• _Given data_
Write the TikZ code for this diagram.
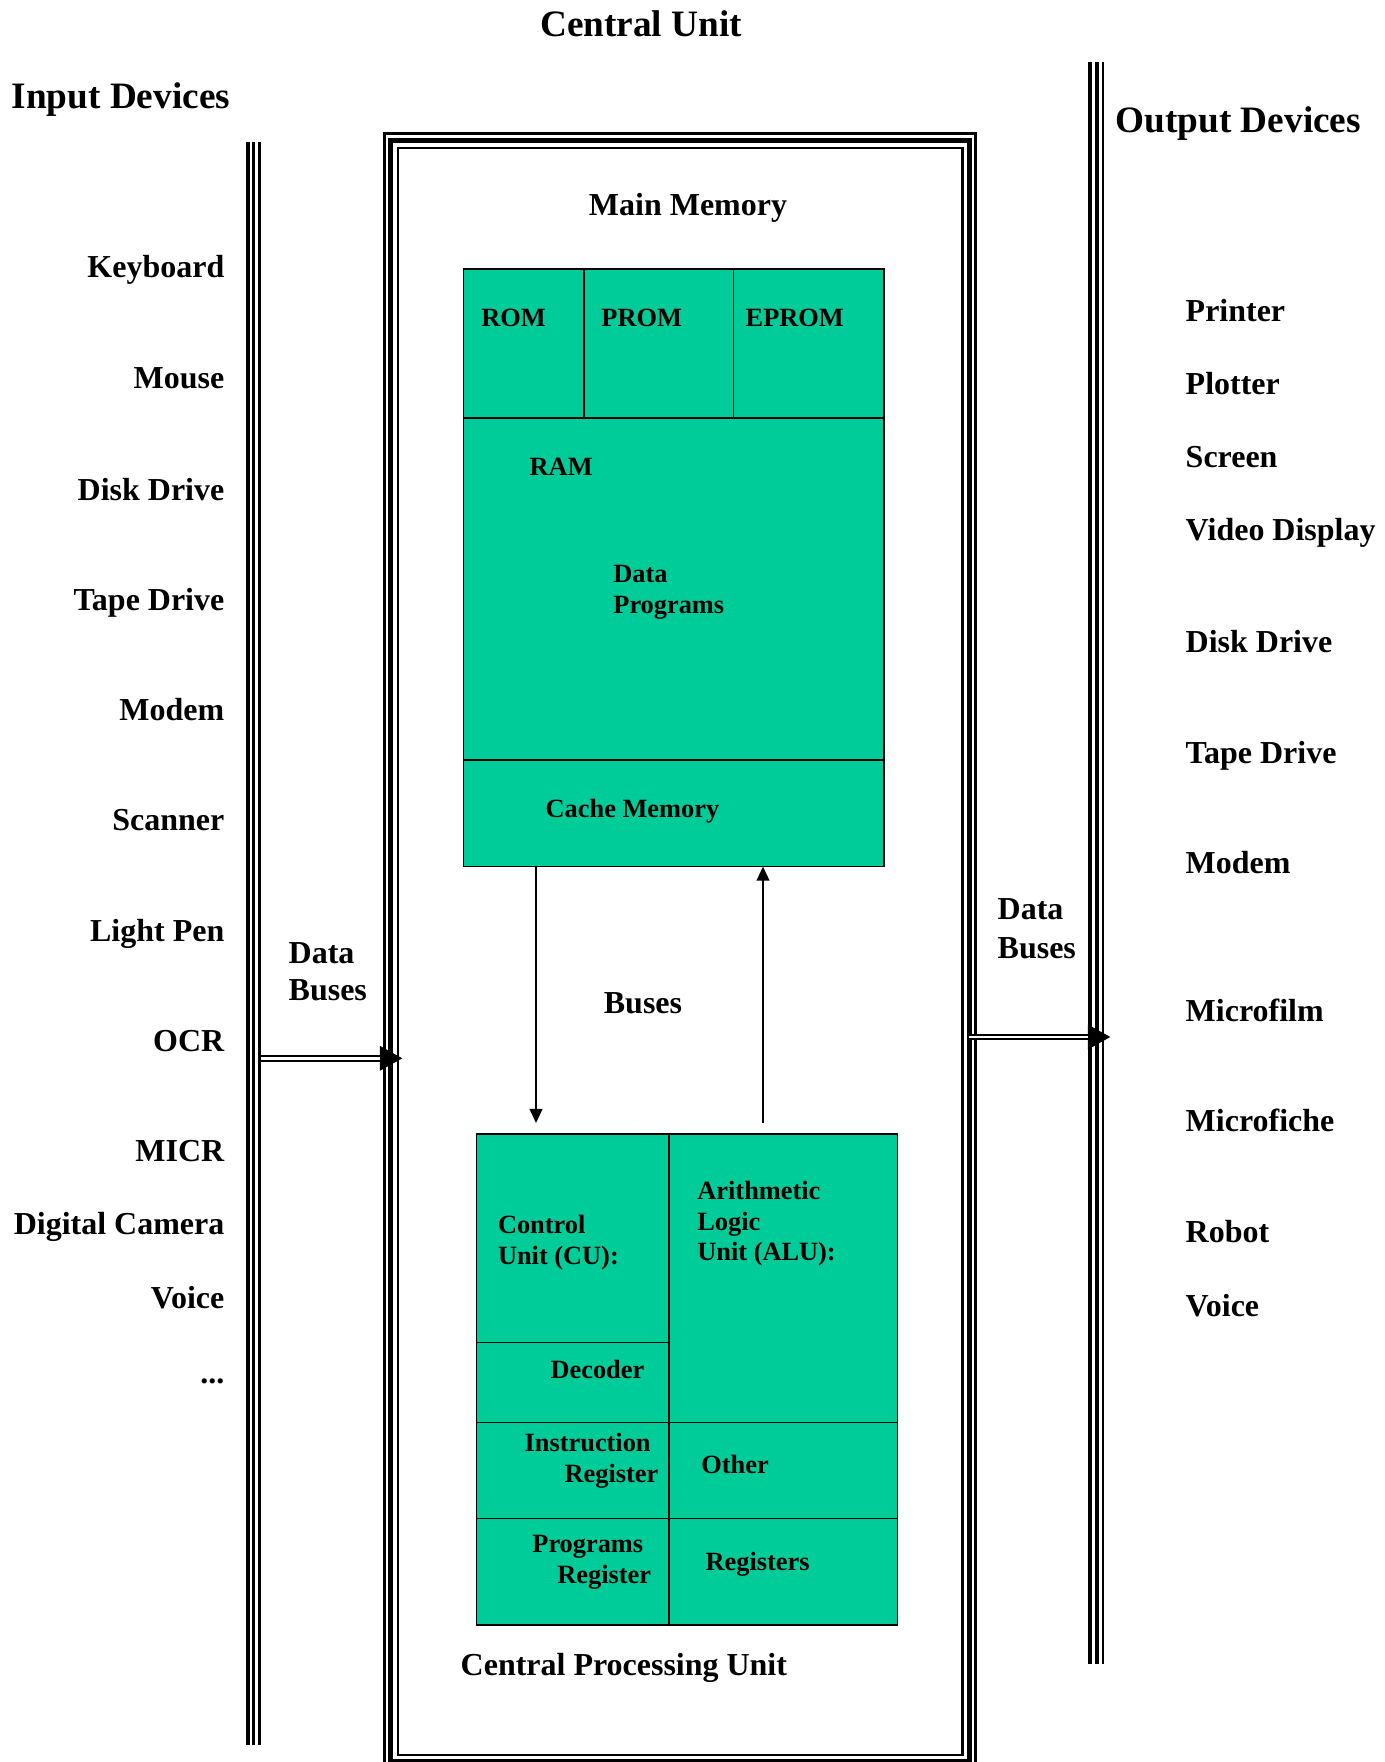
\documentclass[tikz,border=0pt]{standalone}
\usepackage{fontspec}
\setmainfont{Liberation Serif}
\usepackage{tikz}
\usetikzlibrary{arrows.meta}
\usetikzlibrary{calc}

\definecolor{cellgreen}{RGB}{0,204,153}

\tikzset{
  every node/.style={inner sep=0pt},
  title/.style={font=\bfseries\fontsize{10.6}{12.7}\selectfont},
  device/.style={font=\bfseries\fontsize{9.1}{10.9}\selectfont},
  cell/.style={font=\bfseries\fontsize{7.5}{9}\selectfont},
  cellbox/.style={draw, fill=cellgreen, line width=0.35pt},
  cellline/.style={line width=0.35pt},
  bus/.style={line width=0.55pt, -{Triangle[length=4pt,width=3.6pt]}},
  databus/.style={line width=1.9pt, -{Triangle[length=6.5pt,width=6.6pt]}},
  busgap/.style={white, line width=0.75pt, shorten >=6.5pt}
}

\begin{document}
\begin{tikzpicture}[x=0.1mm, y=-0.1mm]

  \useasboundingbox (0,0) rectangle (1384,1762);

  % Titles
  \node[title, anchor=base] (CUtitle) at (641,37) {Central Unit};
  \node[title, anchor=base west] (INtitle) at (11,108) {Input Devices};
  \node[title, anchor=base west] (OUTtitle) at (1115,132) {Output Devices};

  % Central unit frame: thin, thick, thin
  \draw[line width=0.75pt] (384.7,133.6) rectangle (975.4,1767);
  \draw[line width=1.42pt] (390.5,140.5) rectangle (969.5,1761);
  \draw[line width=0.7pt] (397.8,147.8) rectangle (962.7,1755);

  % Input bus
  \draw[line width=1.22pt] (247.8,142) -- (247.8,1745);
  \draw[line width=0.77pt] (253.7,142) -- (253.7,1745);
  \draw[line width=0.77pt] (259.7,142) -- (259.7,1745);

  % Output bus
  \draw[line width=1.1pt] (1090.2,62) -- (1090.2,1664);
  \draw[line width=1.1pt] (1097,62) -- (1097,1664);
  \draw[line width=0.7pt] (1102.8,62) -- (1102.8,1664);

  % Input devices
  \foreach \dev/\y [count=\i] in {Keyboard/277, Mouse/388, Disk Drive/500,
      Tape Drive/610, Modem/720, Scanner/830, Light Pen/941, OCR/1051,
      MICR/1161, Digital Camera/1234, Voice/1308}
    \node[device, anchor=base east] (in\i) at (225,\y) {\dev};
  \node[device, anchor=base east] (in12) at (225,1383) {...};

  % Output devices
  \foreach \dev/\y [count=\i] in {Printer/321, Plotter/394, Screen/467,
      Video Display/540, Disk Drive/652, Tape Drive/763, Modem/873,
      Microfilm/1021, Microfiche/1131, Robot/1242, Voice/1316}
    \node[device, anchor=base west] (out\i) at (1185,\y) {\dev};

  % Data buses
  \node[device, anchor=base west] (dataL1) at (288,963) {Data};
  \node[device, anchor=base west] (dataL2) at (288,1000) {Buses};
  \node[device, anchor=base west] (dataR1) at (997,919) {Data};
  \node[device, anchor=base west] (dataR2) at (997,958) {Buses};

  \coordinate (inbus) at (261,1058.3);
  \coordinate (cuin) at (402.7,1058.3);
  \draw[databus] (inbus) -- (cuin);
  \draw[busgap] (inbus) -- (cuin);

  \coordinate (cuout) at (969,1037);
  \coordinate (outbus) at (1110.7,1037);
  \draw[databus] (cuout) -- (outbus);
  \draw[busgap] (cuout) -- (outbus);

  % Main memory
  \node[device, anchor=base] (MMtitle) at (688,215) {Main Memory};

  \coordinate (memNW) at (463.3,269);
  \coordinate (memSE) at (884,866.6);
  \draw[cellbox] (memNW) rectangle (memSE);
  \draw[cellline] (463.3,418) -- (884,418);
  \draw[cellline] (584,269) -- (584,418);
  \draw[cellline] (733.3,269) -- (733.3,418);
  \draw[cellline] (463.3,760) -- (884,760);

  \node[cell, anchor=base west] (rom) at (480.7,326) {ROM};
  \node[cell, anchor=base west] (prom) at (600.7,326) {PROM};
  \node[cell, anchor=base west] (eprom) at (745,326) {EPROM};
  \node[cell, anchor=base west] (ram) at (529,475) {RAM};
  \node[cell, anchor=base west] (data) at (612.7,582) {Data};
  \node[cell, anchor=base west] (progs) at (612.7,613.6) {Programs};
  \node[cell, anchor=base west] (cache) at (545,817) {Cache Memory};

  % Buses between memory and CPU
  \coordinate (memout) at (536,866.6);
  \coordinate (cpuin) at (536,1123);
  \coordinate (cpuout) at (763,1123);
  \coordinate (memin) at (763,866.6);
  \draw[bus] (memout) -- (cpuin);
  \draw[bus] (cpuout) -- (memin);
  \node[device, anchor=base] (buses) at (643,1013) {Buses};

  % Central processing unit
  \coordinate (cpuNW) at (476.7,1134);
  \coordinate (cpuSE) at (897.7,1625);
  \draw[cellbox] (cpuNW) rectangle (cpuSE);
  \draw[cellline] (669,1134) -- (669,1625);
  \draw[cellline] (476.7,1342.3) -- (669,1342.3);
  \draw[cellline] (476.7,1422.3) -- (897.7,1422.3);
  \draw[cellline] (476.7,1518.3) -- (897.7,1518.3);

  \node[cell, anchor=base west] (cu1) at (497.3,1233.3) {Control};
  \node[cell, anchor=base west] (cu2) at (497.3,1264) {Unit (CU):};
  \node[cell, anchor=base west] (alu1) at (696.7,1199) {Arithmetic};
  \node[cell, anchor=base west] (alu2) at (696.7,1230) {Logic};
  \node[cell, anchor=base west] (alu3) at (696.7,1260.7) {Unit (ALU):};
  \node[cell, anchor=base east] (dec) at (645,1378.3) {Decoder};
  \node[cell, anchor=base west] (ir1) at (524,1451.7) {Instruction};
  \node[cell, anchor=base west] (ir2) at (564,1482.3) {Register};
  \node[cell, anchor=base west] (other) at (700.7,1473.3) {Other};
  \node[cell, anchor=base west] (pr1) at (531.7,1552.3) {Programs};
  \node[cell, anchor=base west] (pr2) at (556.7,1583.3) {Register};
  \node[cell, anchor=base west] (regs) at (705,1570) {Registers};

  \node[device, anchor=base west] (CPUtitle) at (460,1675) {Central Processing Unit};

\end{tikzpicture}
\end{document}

• _What the task asks_
Leave out the pictures and print every line of the data exactly.

• _Full output_
Write the TikZ code for this diagram.
\documentclass[tikz,border=0pt]{standalone}
\usepackage{fontspec}
\setmainfont{Liberation Serif}
\usepackage{tikz}
\usetikzlibrary{arrows.meta}
\usetikzlibrary{calc}

\definecolor{cellgreen}{RGB}{0,204,153}

\tikzset{
  every node/.style={inner sep=0pt},
  title/.style={font=\bfseries\fontsize{10.6}{12.7}\selectfont},
  device/.style={font=\bfseries\fontsize{9.1}{10.9}\selectfont},
  cell/.style={font=\bfseries\fontsize{7.5}{9}\selectfont},
  cellbox/.style={draw, fill=cellgreen, line width=0.35pt},
  cellline/.style={line width=0.35pt},
  bus/.style={line width=0.55pt, -{Triangle[length=4pt,width=3.6pt]}},
  databus/.style={line width=1.9pt, -{Triangle[length=6.5pt,width=6.6pt]}},
  busgap/.style={white, line width=0.75pt, shorten >=6.5pt}
}

\begin{document}
\begin{tikzpicture}[x=0.1mm, y=-0.1mm]

  \useasboundingbox (0,0) rectangle (1384,1762);

  % Titles
  \node[title, anchor=base] (CUtitle) at (641,37) {Central Unit};
  \node[title, anchor=base west] (INtitle) at (11,108) {Input Devices};
  \node[title, anchor=base west] (OUTtitle) at (1115,132) {Output Devices};

  % Central unit frame: thin, thick, thin
  \draw[line width=0.75pt] (384.7,133.6) rectangle (975.4,1767);
  \draw[line width=1.42pt] (390.5,140.5) rectangle (969.5,1761);
  \draw[line width=0.7pt] (397.8,147.8) rectangle (962.7,1755);

  % Input bus
  \draw[line width=1.22pt] (247.8,142) -- (247.8,1745);
  \draw[line width=0.77pt] (253.7,142) -- (253.7,1745);
  \draw[line width=0.77pt] (259.7,142) -- (259.7,1745);

  % Output bus
  \draw[line width=1.1pt] (1090.2,62) -- (1090.2,1664);
  \draw[line width=1.1pt] (1097,62) -- (1097,1664);
  \draw[line width=0.7pt] (1102.8,62) -- (1102.8,1664);

  % Input devices
  \foreach \dev/\y [count=\i] in {Keyboard/277, Mouse/388, Disk Drive/500,
      Tape Drive/610, Modem/720, Scanner/830, Light Pen/941, OCR/1051,
      MICR/1161, Digital Camera/1234, Voice/1308}
    \node[device, anchor=base east] (in\i) at (225,\y) {\dev};
  \node[device, anchor=base east] (in12) at (225,1383) {...};

  % Output devices
  \foreach \dev/\y [count=\i] in {Printer/321, Plotter/394, Screen/467,
      Video Display/540, Disk Drive/652, Tape Drive/763, Modem/873,
      Microfilm/1021, Microfiche/1131, Robot/1242, Voice/1316}
    \node[device, anchor=base west] (out\i) at (1185,\y) {\dev};

  % Data buses
  \node[device, anchor=base west] (dataL1) at (288,963) {Data};
  \node[device, anchor=base west] (dataL2) at (288,1000) {Buses};
  \node[device, anchor=base west] (dataR1) at (997,919) {Data};
  \node[device, anchor=base west] (dataR2) at (997,958) {Buses};

  \coordinate (inbus) at (261,1058.3);
  \coordinate (cuin) at (402.7,1058.3);
  \draw[databus] (inbus) -- (cuin);
  \draw[busgap] (inbus) -- (cuin);

  \coordinate (cuout) at (969,1037);
  \coordinate (outbus) at (1110.7,1037);
  \draw[databus] (cuout) -- (outbus);
  \draw[busgap] (cuout) -- (outbus);

  % Main memory
  \node[device, anchor=base] (MMtitle) at (688,215) {Main Memory};

  \coordinate (memNW) at (463.3,269);
  \coordinate (memSE) at (884,866.6);
  \draw[cellbox] (memNW) rectangle (memSE);
  \draw[cellline] (463.3,418) -- (884,418);
  \draw[cellline] (584,269) -- (584,418);
  \draw[cellline] (733.3,269) -- (733.3,418);
  \draw[cellline] (463.3,760) -- (884,760);

  \node[cell, anchor=base west] (rom) at (480.7,326) {ROM};
  \node[cell, anchor=base west] (prom) at (600.7,326) {PROM};
  \node[cell, anchor=base west] (eprom) at (745,326) {EPROM};
  \node[cell, anchor=base west] (ram) at (529,475) {RAM};
  \node[cell, anchor=base west] (data) at (612.7,582) {Data};
  \node[cell, anchor=base west] (progs) at (612.7,613.6) {Programs};
  \node[cell, anchor=base west] (cache) at (545,817) {Cache Memory};

  % Buses between memory and CPU
  \coordinate (memout) at (536,866.6);
  \coordinate (cpuin) at (536,1123);
  \coordinate (cpuout) at (763,1123);
  \coordinate (memin) at (763,866.6);
  \draw[bus] (memout) -- (cpuin);
  \draw[bus] (cpuout) -- (memin);
  \node[device, anchor=base] (buses) at (643,1013) {Buses};

  % Central processing unit
  \coordinate (cpuNW) at (476.7,1134);
  \coordinate (cpuSE) at (897.7,1625);
  \draw[cellbox] (cpuNW) rectangle (cpuSE);
  \draw[cellline] (669,1134) -- (669,1625);
  \draw[cellline] (476.7,1342.3) -- (669,1342.3);
  \draw[cellline] (476.7,1422.3) -- (897.7,1422.3);
  \draw[cellline] (476.7,1518.3) -- (897.7,1518.3);

  \node[cell, anchor=base west] (cu1) at (497.3,1233.3) {Control};
  \node[cell, anchor=base west] (cu2) at (497.3,1264) {Unit (CU):};
  \node[cell, anchor=base west] (alu1) at (696.7,1199) {Arithmetic};
  \node[cell, anchor=base west] (alu2) at (696.7,1230) {Logic};
  \node[cell, anchor=base west] (alu3) at (696.7,1260.7) {Unit (ALU):};
  \node[cell, anchor=base east] (dec) at (645,1378.3) {Decoder};
  \node[cell, anchor=base west] (ir1) at (524,1451.7) {Instruction};
  \node[cell, anchor=base west] (ir2) at (564,1482.3) {Register};
  \node[cell, anchor=base west] (other) at (700.7,1473.3) {Other};
  \node[cell, anchor=base west] (pr1) at (531.7,1552.3) {Programs};
  \node[cell, anchor=base west] (pr2) at (556.7,1583.3) {Register};
  \node[cell, anchor=base west] (regs) at (705,1570) {Registers};

  \node[device, anchor=base west] (CPUtitle) at (460,1675) {Central Processing Unit};

\end{tikzpicture}
\end{document}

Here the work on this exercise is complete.